Given request
Make an exact transcription of the material, leaving out all images.

Dataset extract
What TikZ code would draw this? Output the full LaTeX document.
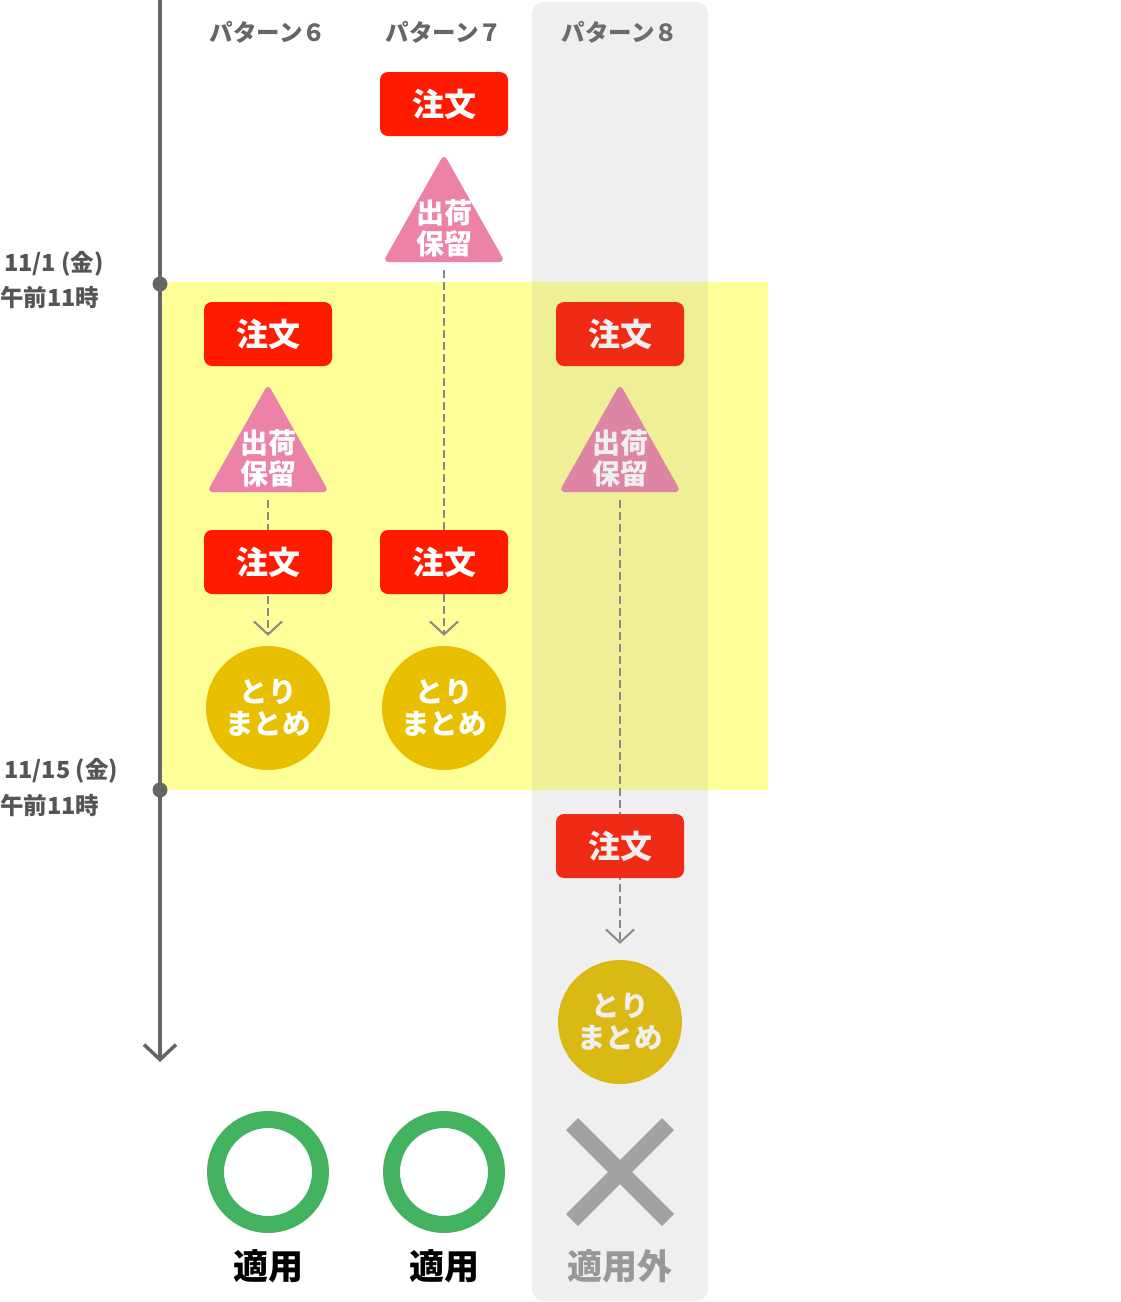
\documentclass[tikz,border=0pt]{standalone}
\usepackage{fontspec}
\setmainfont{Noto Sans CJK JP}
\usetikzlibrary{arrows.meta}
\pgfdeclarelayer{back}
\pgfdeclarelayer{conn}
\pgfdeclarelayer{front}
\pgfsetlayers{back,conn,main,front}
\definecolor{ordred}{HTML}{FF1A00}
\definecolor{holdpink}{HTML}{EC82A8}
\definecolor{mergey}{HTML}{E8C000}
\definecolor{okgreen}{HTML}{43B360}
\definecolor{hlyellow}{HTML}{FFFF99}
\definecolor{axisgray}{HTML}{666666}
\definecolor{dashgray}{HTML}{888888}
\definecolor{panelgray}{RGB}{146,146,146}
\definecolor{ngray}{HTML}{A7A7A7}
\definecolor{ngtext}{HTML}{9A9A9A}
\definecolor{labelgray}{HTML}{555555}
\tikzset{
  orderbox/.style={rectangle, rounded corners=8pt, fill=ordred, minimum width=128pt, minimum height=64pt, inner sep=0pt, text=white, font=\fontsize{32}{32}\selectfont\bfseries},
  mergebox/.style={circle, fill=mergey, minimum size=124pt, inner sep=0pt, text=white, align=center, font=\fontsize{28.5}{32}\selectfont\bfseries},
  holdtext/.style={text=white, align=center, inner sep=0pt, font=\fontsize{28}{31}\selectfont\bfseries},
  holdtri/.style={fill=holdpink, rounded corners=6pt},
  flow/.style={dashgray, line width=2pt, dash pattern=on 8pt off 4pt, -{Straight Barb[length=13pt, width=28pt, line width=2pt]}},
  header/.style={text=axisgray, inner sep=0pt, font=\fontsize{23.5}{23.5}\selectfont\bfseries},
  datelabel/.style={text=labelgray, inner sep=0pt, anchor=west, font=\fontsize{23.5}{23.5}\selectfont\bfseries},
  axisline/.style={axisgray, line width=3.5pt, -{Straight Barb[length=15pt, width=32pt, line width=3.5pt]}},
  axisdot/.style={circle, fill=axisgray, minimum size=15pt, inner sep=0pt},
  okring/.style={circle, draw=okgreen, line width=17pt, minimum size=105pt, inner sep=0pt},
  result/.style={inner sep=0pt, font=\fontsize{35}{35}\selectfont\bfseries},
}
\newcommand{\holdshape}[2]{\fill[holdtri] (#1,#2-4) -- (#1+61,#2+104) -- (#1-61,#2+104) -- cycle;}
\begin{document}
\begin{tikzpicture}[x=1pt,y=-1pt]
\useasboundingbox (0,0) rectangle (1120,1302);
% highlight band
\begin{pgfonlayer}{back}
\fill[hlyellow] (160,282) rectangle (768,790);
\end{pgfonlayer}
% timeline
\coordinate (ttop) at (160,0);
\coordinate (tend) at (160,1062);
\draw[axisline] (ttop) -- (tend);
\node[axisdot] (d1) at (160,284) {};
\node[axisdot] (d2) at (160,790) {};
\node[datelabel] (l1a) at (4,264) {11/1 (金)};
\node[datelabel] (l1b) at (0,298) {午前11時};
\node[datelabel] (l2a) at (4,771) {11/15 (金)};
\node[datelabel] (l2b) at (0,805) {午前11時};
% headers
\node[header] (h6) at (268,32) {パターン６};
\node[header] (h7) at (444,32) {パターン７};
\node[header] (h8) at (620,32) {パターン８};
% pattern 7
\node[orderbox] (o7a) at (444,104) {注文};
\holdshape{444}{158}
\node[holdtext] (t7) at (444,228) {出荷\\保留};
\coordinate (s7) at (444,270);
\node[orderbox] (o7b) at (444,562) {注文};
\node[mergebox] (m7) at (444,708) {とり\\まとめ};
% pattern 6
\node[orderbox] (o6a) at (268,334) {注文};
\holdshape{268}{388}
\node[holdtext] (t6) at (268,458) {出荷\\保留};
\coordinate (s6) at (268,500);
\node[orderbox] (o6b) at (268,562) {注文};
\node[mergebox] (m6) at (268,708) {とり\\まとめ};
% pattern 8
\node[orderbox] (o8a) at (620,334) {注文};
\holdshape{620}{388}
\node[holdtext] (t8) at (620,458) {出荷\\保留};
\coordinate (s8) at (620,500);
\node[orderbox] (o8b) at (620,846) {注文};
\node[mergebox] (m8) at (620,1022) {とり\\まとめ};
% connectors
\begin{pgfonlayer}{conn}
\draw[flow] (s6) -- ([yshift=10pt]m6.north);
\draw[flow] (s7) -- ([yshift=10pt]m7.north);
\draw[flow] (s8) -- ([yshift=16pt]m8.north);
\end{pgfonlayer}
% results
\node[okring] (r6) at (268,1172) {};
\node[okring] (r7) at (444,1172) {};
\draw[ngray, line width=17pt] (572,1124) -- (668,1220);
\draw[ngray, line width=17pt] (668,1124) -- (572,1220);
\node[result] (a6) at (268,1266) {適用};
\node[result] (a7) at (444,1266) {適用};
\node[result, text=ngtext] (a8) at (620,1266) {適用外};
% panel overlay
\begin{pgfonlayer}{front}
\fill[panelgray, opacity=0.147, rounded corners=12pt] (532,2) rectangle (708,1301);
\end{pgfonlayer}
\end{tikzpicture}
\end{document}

Solved problem
What TikZ code would draw this? Output the full LaTeX document.
\documentclass[tikz,border=0pt]{standalone}
\usepackage{fontspec}
\setmainfont{Noto Sans CJK JP}
\usetikzlibrary{arrows.meta}
\pgfdeclarelayer{back}
\pgfdeclarelayer{conn}
\pgfdeclarelayer{front}
\pgfsetlayers{back,conn,main,front}
\definecolor{ordred}{HTML}{FF1A00}
\definecolor{holdpink}{HTML}{EC82A8}
\definecolor{mergey}{HTML}{E8C000}
\definecolor{okgreen}{HTML}{43B360}
\definecolor{hlyellow}{HTML}{FFFF99}
\definecolor{axisgray}{HTML}{666666}
\definecolor{dashgray}{HTML}{888888}
\definecolor{panelgray}{RGB}{146,146,146}
\definecolor{ngray}{HTML}{A7A7A7}
\definecolor{ngtext}{HTML}{9A9A9A}
\definecolor{labelgray}{HTML}{555555}
\tikzset{
  orderbox/.style={rectangle, rounded corners=8pt, fill=ordred, minimum width=128pt, minimum height=64pt, inner sep=0pt, text=white, font=\fontsize{32}{32}\selectfont\bfseries},
  mergebox/.style={circle, fill=mergey, minimum size=124pt, inner sep=0pt, text=white, align=center, font=\fontsize{28.5}{32}\selectfont\bfseries},
  holdtext/.style={text=white, align=center, inner sep=0pt, font=\fontsize{28}{31}\selectfont\bfseries},
  holdtri/.style={fill=holdpink, rounded corners=6pt},
  flow/.style={dashgray, line width=2pt, dash pattern=on 8pt off 4pt, -{Straight Barb[length=13pt, width=28pt, line width=2pt]}},
  header/.style={text=axisgray, inner sep=0pt, font=\fontsize{23.5}{23.5}\selectfont\bfseries},
  datelabel/.style={text=labelgray, inner sep=0pt, anchor=west, font=\fontsize{23.5}{23.5}\selectfont\bfseries},
  axisline/.style={axisgray, line width=3.5pt, -{Straight Barb[length=15pt, width=32pt, line width=3.5pt]}},
  axisdot/.style={circle, fill=axisgray, minimum size=15pt, inner sep=0pt},
  okring/.style={circle, draw=okgreen, line width=17pt, minimum size=105pt, inner sep=0pt},
  result/.style={inner sep=0pt, font=\fontsize{35}{35}\selectfont\bfseries},
}
\newcommand{\holdshape}[2]{\fill[holdtri] (#1,#2-4) -- (#1+61,#2+104) -- (#1-61,#2+104) -- cycle;}
\begin{document}
\begin{tikzpicture}[x=1pt,y=-1pt]
\useasboundingbox (0,0) rectangle (1120,1302);
% highlight band
\begin{pgfonlayer}{back}
\fill[hlyellow] (160,282) rectangle (768,790);
\end{pgfonlayer}
% timeline
\coordinate (ttop) at (160,0);
\coordinate (tend) at (160,1062);
\draw[axisline] (ttop) -- (tend);
\node[axisdot] (d1) at (160,284) {};
\node[axisdot] (d2) at (160,790) {};
\node[datelabel] (l1a) at (4,264) {11/1 (金)};
\node[datelabel] (l1b) at (0,298) {午前11時};
\node[datelabel] (l2a) at (4,771) {11/15 (金)};
\node[datelabel] (l2b) at (0,805) {午前11時};
% headers
\node[header] (h6) at (268,32) {パターン６};
\node[header] (h7) at (444,32) {パターン７};
\node[header] (h8) at (620,32) {パターン８};
% pattern 7
\node[orderbox] (o7a) at (444,104) {注文};
\holdshape{444}{158}
\node[holdtext] (t7) at (444,228) {出荷\\保留};
\coordinate (s7) at (444,270);
\node[orderbox] (o7b) at (444,562) {注文};
\node[mergebox] (m7) at (444,708) {とり\\まとめ};
% pattern 6
\node[orderbox] (o6a) at (268,334) {注文};
\holdshape{268}{388}
\node[holdtext] (t6) at (268,458) {出荷\\保留};
\coordinate (s6) at (268,500);
\node[orderbox] (o6b) at (268,562) {注文};
\node[mergebox] (m6) at (268,708) {とり\\まとめ};
% pattern 8
\node[orderbox] (o8a) at (620,334) {注文};
\holdshape{620}{388}
\node[holdtext] (t8) at (620,458) {出荷\\保留};
\coordinate (s8) at (620,500);
\node[orderbox] (o8b) at (620,846) {注文};
\node[mergebox] (m8) at (620,1022) {とり\\まとめ};
% connectors
\begin{pgfonlayer}{conn}
\draw[flow] (s6) -- ([yshift=10pt]m6.north);
\draw[flow] (s7) -- ([yshift=10pt]m7.north);
\draw[flow] (s8) -- ([yshift=16pt]m8.north);
\end{pgfonlayer}
% results
\node[okring] (r6) at (268,1172) {};
\node[okring] (r7) at (444,1172) {};
\draw[ngray, line width=17pt] (572,1124) -- (668,1220);
\draw[ngray, line width=17pt] (668,1124) -- (572,1220);
\node[result] (a6) at (268,1266) {適用};
\node[result] (a7) at (444,1266) {適用};
\node[result, text=ngtext] (a8) at (620,1266) {適用外};
% panel overlay
\begin{pgfonlayer}{front}
\fill[panelgray, opacity=0.147, rounded corners=12pt] (532,2) rectangle (708,1301);
\end{pgfonlayer}
\end{tikzpicture}
\end{document}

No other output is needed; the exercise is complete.